Note on internals: within load() it is clear that ARR is an array because the first reference is done with a [1] index. When FOO exists and is an array at the caller side, the two arrays are properly linked. If FOO exists on the caller side as a scalar, the linking fails (runtime error). However if FOO does not exist on the caller side, it is created as scalar with value NIL which is passed to load() as copy; then load() is free to create a local array for ARR, but it can not link it to FOO when we are already in the call. Thus FOO is not initialized. That's why referencing it with [] is essential, so that it is created at the caller's side before the call so load() can link to it.
There are two alternatives. First is initializing an index of the array:
FOO[0] = 0 delete(&FOO[0]) load(FOO)
This creates the array before call to load, but as an unwanted side effect it also creates a member that we need to delete (else it will show up in the listing).
A much simpler solution is simply referencing the array as array before the call:
FOO[] load(FOO)
Note: there is a limitation of the [] syntax: it can not address array-in-array directly; thus FOO[] is valid; but FOO[1][] is not (which would create an array and store it in FOO[1]).
Each array gets a script-context unique integer identifier on creation.
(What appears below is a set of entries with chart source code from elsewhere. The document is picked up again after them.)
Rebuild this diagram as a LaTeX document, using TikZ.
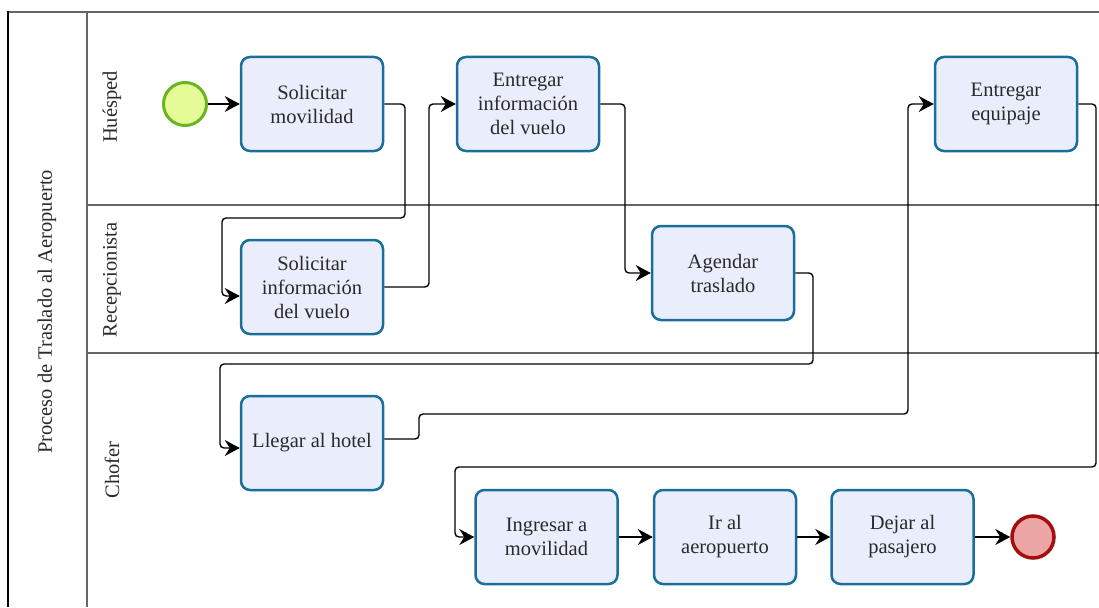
\documentclass[tikz,border=0pt]{standalone}
\usepackage{fontspec}
\setmainfont{Liberation Serif}
\usetikzlibrary{arrows.meta}
\definecolor{taskfill}{HTML}{E9EDFC}
\definecolor{taskline}{HTML}{1A6E9A}
\definecolor{startfill}{HTML}{E4FB97}
\definecolor{startline}{HTML}{6AB521}
\definecolor{endfill}{HTML}{EBA5A5}
\definecolor{endline}{HTML}{A30F0F}
\definecolor{lanegray}{HTML}{666666}
\definecolor{txt}{HTML}{2A2A2A}
\begin{document}
\begin{tikzpicture}[x=1pt,y=-1pt,
  task/.style={draw=taskline, line width=2.5pt, fill=taskfill, rounded corners=9pt,
    minimum width=142pt, minimum height=94pt, inner sep=0pt, align=center,
    text=txt, font=\fontsize{20.5}{24}\selectfont},
  startev/.style={circle, draw=startline, line width=3pt, fill=startfill, minimum size=43pt, inner sep=0pt},
  endev/.style={circle, draw=endline, line width=3.5pt, fill=endfill, minimum size=42pt, inner sep=0pt},
  flow/.style={draw=black, line width=1.4pt, rounded corners=4pt,
    -{Stealth[length=15pt,width=16pt,inset=5pt]}},
  lane/.style={draw=lanegray, line width=1.3pt},
  lanelabel/.style={rotate=90, text=txt, font=\fontsize{20.5}{24}\selectfont}]
\useasboundingbox (0,0) rectangle (1099,607);
\fill[white] (0,0) rectangle (1099,607);

% pool and lanes
\draw[lane] (8,12) -- (1099,12);
\draw[draw=black, line width=2pt] (8,11) -- (8,607);
\draw[lane] (87,12) -- (87,607);
\draw[lane] (87,205) -- (1099,205);
\draw[lane] (87,353) -- (1099,353);

\node[lanelabel] (pool) at (47,312) {Proceso de Traslado al Aeropuerto};
\node[lanelabel] (l1) at (112,107) {Huésped};
\node[lanelabel] (l2) at (112,280) {Recepcionista};
\node[lanelabel] (l3) at (112,470) {Chofer};

% events and tasks
\node[startev] (st) at (185,104) {};
\node[task] (sm) at (312,104) {Solicitar\\movilidad};
\node[task] (ei) at (528,104) {Entregar\\información\\del vuelo};
\node[task] (ee) at (1006,104) {Entregar\\equipaje};
\node[task] (si) at (312,287) {Solicitar\\información\\del vuelo};
\node[task] (at) at (723,273) {Agendar\\traslado};
\node[task] (lh) at (312,443) {Llegar al hotel};
\node[task] (im) at (546.5,537) {Ingresar a\\movilidad};
\node[task] (ia) at (725,537) {Ir al\\aeropuerto};
\node[task] (dp) at (902.5,537) {Dejar al\\pasajero};
\node[endev] (en) at (1033,537) {};

% sequence flows
\draw[flow] (st) -- (sm);
\draw[flow] (sm.east) -- (405,104) -- (405,218) -- (222,218) -- (222,296) -- ([yshift=-9pt]si.west);
\draw[flow] (si.east) -- (429,287) -- (429,104) -- (ei.west);
\draw[flow] (ei.east) -- (625,104) -- (625,273) -- (at.west);
\draw[flow] (at.east) -- (813,273) -- (813,364) -- (220,364) -- (220,448) -- ([yshift=-5pt]lh.west);
\draw[flow] ([yshift=4pt]lh.east) -- (419,439) -- (419,414) -- (908,414) -- (908,104) -- (ee.west);
\draw[flow] (ee.east) -- (1096,104) -- (1096,467) -- (455,467) -- (455,537) -- (im.west);
\draw[flow] (im) -- (ia);
\draw[flow] (ia) -- (dp);
\draw[flow] (dp) -- (en);
\end{tikzpicture}
\end{document}
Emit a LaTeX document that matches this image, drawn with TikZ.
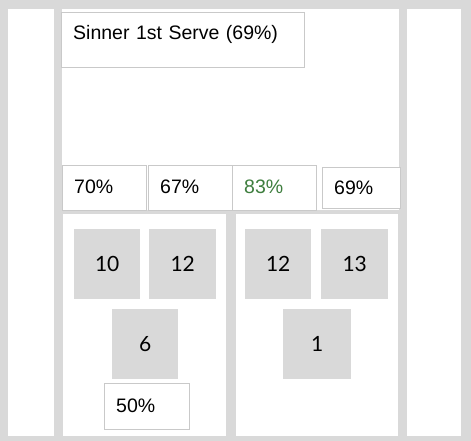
\documentclass[tikz,border=0pt]{standalone}
\usepackage{fontspec}
\setmainfont{Liberation Sans}
\newfontfamily\numfont{Lato}

\definecolor{courtgray}{HTML}{D9D9D9}
\definecolor{boxline}{HTML}{C9C9C9}
\definecolor{wingreen}{HTML}{3E7E3E}

\tikzset{
  pctbox/.style={draw=boxline, fill=white, anchor=north west, minimum height=#1,
    inner xsep=12pt, inner ysep=0pt, align=left,
    font=\fontsize{19.5}{22}\selectfont},
  pctbox/.default=45pt,
  tally/.style={fill=courtgray, anchor=north west, inner sep=0pt,
    minimum width=66pt, minimum height=70pt,
    font=\numfont\fontsize{21}{24}\selectfont}
}

\begin{document}
\begin{tikzpicture}[x=1pt,y=-1pt]
	% Court lines
	\fill[courtgray] (0,0) rectangle (471,441);
	\fill[white] (8,9) rectangle (54,436);
	\fill[white] (62,9) rectangle (399,210);
	\fill[white] (63,214) rectangle (226,436);
	\fill[white] (236,214) rectangle (398,436);
	\fill[white] (407,9) rectangle (461,436);
	% Title
	\node[draw=boxline, fill=white, anchor=north west, inner xsep=12pt, inner ysep=0pt,
	  text width=219pt, text height=27pt, text depth=28pt, font=\fontsize{19.5}{22}\selectfont]
	  (title) at (61,12) {Sinner 1st Serve (69\%)};
	% Serve percentages
	\node[pctbox, text width=60pt] (p1) at (62,165) {\raisebox{2pt}{70\%}};
	\node[pctbox, text width=60pt] (p2) at (148,165) {\raisebox{2pt}{67\%}};
	\node[pctbox, text width=60pt, text=wingreen] (p3) at (232,165) {\raisebox{2pt}{83\%}};
	\node[pctbox=41pt, text width=54pt] (p4) at (322,167) {\raisebox{-1pt}{69\%}};
	% Deuce side
	\node[tally] (d1) at (74,229) {10};
	\node[tally, minimum width=67pt] (d2) at (149,229) {12};
	\node[tally] (d3) at (112,309) {6};
	\node[pctbox=46pt, text width=61pt] (d4) at (104,383) {\raisebox{2pt}{50\%}};
	% Ad side
	\node[tally] (a1) at (245,229) {12};
	\node[tally, minimum width=67pt] (a2) at (321,229) {13};
	\node[tally, minimum width=68pt] (a3) at (283,309) {1};
\end{tikzpicture}
\end{document}
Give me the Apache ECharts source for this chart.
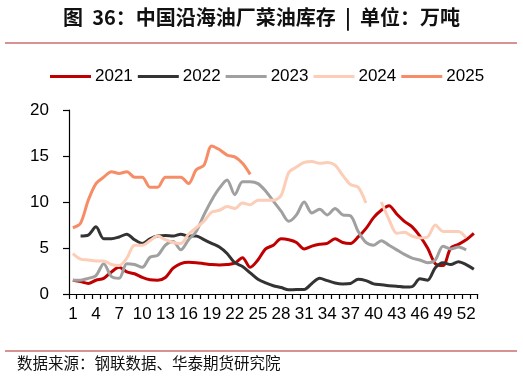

When the array is printed using fawk_print(), this UID is printed.
This UID is used for implementing the = operator (not the assignment but the one that compares) . Which means two arrays compare to be the same only if they are just two references to the very same array. Two distinct arrays with the same content will not be taken as the same array.
Arrays are stored in the form of array reference. Libfawk never makes a real copy of the array, an ARR1 = ARR2 merely makes one more reference to the array behind ARR2. This means later on a condition on ARR1 = ARR2 will return true. This also means any modification to ARR2 also affects ARR1 and vice versa. If a real copy is needed, a simple one liner can be used:
for tmp in ARR1 ARR2[tmp] = ARR1[tmp] next tmp
This will create ARR2 and copy each element. ARR2 will have a different UID than ARR1.